WHAT IS BEING ASKED: Both the line containing "Reproduce this chart with D3.js." and the line containing "const yTicks = d3.range(0, 401, 20);" belong in the answer, along with every line between them; print exactly those.

ENTRIES SHOWN:
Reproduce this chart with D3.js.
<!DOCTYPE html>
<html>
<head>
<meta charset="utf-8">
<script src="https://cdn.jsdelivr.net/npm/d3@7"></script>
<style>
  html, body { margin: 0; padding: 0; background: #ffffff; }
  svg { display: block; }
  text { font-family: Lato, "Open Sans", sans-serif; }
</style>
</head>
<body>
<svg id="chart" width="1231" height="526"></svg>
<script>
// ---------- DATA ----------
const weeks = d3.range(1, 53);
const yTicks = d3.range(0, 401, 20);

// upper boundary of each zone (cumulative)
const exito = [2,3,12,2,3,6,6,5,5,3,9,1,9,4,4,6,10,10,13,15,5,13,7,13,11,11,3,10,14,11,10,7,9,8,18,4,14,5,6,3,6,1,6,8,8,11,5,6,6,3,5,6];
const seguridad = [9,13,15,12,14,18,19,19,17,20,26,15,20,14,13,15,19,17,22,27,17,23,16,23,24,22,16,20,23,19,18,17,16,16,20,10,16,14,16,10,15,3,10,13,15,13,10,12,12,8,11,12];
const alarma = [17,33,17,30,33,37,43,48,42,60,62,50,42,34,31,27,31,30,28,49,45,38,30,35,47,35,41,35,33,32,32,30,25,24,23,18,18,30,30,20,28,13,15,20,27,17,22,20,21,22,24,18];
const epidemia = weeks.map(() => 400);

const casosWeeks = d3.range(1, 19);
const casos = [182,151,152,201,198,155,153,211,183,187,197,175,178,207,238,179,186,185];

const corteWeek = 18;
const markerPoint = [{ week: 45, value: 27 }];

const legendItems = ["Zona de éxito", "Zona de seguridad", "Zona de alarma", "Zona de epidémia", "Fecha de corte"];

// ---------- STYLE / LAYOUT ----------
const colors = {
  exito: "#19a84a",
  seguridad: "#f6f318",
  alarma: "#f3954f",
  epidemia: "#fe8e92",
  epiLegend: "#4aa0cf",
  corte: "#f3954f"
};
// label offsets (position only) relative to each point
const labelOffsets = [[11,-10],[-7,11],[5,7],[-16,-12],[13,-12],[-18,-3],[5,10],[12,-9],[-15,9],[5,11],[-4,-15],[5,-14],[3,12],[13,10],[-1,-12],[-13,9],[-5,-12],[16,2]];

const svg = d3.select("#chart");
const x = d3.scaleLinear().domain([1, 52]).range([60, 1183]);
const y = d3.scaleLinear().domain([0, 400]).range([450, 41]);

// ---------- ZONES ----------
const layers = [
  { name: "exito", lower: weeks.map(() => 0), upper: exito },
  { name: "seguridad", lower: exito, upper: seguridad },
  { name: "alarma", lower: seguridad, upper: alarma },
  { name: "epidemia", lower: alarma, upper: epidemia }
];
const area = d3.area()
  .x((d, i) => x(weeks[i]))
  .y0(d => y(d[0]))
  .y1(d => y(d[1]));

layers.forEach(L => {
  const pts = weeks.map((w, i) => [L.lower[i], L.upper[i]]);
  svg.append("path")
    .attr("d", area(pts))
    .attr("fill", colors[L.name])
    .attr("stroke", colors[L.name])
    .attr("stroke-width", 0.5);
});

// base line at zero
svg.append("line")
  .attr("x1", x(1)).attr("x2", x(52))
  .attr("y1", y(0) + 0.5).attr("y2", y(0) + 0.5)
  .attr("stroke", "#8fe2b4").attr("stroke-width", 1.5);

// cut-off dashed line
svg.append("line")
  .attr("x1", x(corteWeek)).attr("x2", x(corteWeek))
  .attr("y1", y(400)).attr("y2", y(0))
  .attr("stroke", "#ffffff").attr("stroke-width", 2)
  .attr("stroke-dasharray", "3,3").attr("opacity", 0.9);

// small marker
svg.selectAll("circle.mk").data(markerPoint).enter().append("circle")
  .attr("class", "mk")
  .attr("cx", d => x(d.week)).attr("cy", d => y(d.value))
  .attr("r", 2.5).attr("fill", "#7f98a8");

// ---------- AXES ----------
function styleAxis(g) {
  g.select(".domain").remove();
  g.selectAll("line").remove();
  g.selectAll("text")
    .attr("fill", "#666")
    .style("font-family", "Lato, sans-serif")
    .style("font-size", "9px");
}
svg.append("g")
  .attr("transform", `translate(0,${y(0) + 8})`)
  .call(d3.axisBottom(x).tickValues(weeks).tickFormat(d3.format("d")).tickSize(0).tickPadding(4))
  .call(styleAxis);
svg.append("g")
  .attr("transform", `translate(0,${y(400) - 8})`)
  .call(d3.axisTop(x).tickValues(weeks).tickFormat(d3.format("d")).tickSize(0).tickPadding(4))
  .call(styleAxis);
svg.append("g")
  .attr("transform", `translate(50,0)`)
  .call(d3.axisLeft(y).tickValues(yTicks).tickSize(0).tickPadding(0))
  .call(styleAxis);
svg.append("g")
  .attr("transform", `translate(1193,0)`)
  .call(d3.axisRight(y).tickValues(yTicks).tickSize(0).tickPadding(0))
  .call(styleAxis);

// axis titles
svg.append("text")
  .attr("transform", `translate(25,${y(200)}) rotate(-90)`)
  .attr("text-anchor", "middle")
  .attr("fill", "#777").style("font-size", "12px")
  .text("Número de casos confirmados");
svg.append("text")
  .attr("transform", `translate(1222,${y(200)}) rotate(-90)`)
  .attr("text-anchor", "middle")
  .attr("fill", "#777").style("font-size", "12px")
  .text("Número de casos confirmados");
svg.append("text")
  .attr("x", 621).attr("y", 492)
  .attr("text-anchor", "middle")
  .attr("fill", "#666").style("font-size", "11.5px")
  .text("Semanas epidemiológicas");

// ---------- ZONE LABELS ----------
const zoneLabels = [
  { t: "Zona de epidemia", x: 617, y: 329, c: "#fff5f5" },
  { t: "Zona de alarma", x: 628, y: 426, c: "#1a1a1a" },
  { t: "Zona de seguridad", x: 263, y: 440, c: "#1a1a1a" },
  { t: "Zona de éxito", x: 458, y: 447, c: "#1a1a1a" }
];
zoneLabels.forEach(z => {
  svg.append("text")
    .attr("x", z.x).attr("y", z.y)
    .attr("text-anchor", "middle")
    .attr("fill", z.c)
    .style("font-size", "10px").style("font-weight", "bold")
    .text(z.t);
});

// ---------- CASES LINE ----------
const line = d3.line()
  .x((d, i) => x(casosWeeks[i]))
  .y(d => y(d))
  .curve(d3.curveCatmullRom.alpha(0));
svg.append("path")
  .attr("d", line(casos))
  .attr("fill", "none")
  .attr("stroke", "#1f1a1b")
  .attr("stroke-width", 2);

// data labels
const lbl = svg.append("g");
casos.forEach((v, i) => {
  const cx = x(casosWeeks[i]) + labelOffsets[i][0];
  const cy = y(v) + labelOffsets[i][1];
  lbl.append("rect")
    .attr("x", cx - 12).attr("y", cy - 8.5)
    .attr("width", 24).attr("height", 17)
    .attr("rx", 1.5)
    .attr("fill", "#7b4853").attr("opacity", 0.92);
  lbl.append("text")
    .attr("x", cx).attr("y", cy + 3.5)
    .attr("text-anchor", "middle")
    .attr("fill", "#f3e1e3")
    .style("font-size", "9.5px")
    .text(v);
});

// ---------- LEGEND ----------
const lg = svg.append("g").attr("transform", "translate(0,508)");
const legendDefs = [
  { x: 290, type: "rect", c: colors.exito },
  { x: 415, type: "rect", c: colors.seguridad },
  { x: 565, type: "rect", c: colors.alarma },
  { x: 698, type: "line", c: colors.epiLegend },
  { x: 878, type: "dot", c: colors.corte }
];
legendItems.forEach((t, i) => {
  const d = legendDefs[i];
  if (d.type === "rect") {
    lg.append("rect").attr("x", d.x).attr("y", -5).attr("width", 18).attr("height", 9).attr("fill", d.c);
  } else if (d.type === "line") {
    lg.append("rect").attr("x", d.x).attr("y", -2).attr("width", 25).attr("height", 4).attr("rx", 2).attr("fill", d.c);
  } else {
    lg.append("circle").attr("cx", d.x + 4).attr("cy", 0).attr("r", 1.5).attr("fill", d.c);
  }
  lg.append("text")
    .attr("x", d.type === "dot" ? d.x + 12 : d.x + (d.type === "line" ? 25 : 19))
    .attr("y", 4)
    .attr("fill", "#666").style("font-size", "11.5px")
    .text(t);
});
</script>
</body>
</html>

* * *

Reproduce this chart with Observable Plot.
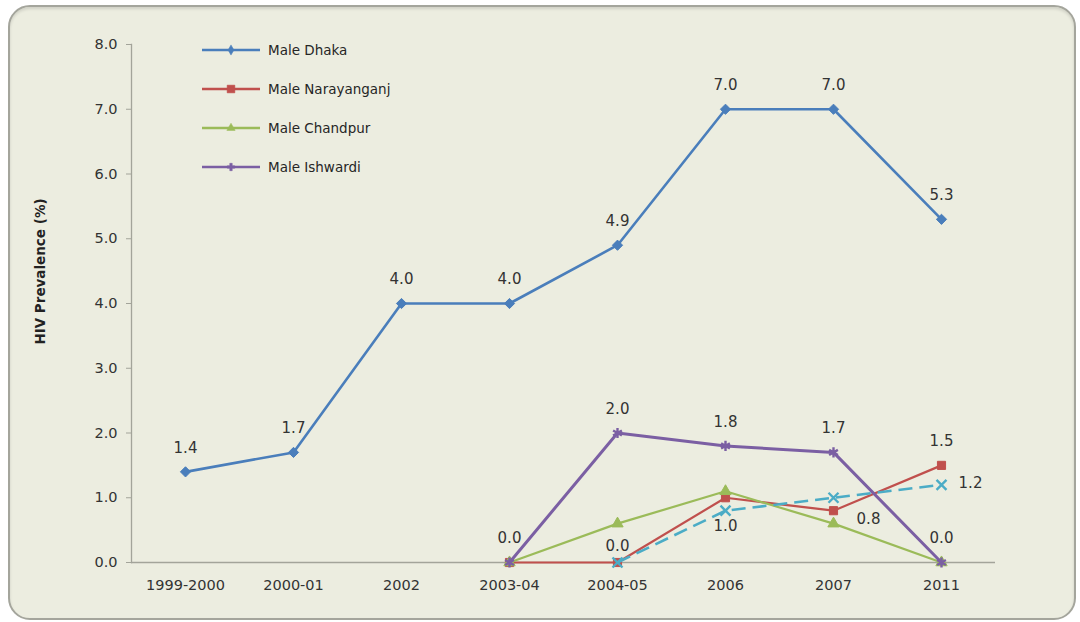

WRITTEN ANSWER:
Reproduce this chart with D3.js.
<!DOCTYPE html>
<html>
<head>
<meta charset="utf-8">
<script src="https://cdn.jsdelivr.net/npm/d3@7"></script>
<style>
  html, body { margin: 0; padding: 0; background: #ffffff; }
  svg { display: block; }
  text { font-family: Lato, "Open Sans", sans-serif; }
</style>
</head>
<body>
<svg id="chart" width="1231" height="526"></svg>
<script>
// ---------- DATA ----------
const weeks = d3.range(1, 53);
const yTicks = d3.range(0, 401, 20);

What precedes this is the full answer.